INFORMATION PROVIDED:
* BEGIN *

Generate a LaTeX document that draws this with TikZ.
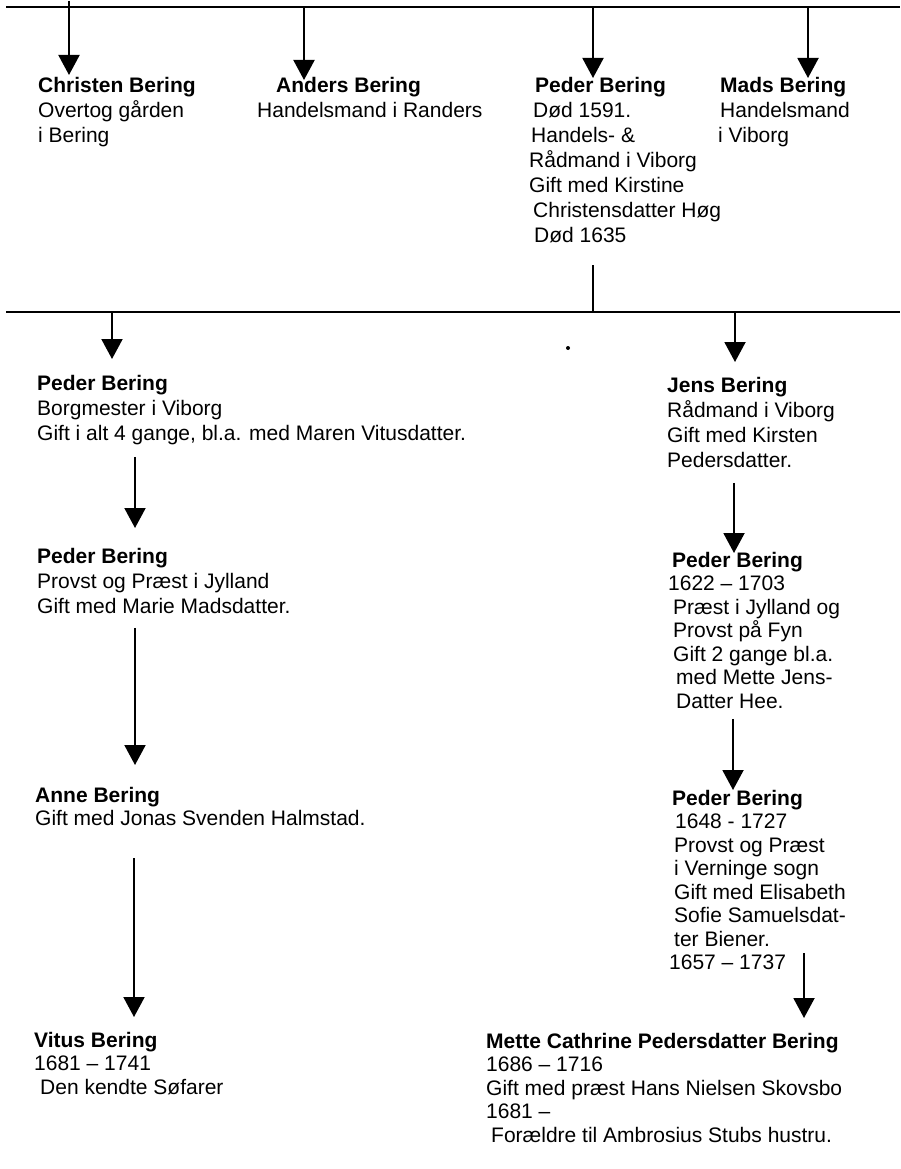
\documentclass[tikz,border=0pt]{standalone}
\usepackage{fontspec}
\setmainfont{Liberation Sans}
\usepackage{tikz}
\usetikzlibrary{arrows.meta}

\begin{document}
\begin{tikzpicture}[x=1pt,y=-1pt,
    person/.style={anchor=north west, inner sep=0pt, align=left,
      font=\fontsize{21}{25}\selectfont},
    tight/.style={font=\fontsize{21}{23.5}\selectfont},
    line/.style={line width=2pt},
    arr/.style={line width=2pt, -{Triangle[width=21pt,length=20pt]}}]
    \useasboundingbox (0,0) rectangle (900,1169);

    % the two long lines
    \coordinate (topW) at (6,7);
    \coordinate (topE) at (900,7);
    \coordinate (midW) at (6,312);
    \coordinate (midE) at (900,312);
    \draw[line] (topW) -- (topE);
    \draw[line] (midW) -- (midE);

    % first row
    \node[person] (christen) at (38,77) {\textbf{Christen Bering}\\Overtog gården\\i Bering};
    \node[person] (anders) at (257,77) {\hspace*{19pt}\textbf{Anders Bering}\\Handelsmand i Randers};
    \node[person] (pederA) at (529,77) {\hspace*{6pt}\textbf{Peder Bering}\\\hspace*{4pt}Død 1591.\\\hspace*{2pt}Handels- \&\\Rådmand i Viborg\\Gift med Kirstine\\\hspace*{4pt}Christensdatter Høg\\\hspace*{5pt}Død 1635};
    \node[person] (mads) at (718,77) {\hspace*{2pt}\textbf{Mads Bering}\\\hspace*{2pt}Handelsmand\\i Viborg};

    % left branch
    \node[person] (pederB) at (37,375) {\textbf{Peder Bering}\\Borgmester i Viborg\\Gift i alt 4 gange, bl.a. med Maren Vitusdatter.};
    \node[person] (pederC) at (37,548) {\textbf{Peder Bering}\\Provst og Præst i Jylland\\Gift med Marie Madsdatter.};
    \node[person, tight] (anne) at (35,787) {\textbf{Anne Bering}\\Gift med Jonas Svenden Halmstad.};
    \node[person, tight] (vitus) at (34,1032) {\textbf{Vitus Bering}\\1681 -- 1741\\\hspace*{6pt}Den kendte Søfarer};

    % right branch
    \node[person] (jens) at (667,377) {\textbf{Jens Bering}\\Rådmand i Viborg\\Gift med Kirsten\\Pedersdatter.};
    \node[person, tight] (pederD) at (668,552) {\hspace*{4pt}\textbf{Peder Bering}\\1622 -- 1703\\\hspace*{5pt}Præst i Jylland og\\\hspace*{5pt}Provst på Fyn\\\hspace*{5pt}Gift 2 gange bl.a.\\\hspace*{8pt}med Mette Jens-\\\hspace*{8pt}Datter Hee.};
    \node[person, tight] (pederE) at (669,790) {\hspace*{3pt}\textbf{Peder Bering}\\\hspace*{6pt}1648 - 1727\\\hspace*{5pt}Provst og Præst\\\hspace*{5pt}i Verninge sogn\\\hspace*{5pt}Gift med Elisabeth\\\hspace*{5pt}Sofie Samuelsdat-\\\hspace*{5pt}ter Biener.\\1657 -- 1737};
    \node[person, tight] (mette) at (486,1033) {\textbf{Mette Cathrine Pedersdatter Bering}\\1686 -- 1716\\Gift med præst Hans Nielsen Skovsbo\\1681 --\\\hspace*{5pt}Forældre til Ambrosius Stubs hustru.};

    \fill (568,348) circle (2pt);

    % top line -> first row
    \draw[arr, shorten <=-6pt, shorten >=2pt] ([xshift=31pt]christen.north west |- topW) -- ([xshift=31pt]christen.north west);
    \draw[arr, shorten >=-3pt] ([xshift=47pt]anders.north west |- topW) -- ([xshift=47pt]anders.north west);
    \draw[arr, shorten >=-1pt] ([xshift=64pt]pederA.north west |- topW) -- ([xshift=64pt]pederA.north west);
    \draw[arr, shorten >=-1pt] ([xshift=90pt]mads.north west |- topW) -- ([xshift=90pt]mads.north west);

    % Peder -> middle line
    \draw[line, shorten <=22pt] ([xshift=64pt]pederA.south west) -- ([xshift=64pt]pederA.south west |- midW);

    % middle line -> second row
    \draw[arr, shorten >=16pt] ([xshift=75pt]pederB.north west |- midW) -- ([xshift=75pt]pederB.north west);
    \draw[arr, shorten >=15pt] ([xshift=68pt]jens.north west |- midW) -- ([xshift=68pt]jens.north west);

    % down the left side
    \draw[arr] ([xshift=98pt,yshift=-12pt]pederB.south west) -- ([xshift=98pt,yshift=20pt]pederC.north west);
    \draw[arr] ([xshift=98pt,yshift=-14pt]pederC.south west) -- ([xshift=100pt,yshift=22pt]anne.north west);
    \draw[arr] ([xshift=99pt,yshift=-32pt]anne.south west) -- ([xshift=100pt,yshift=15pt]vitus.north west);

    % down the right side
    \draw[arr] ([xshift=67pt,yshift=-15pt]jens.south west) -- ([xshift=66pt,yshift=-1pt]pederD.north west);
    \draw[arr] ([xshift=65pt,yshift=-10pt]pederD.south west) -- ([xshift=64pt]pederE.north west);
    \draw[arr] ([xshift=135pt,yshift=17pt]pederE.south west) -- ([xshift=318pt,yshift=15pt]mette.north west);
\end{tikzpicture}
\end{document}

* END *

THE TASK: Repeat the lines above, starting at the first and stopping after the line that holds "(0,0) rectangle (900,1169);", with the pictures left out.

FULL SOLUTION:
Generate a LaTeX document that draws this with TikZ.
\documentclass[tikz,border=0pt]{standalone}
\usepackage{fontspec}
\setmainfont{Liberation Sans}
\usepackage{tikz}
\usetikzlibrary{arrows.meta}

\begin{document}
\begin{tikzpicture}[x=1pt,y=-1pt,
    person/.style={anchor=north west, inner sep=0pt, align=left,
      font=\fontsize{21}{25}\selectfont},
    tight/.style={font=\fontsize{21}{23.5}\selectfont},
    line/.style={line width=2pt},
    arr/.style={line width=2pt, -{Triangle[width=21pt,length=20pt]}}]
    \useasboundingbox (0,0) rectangle (900,1169);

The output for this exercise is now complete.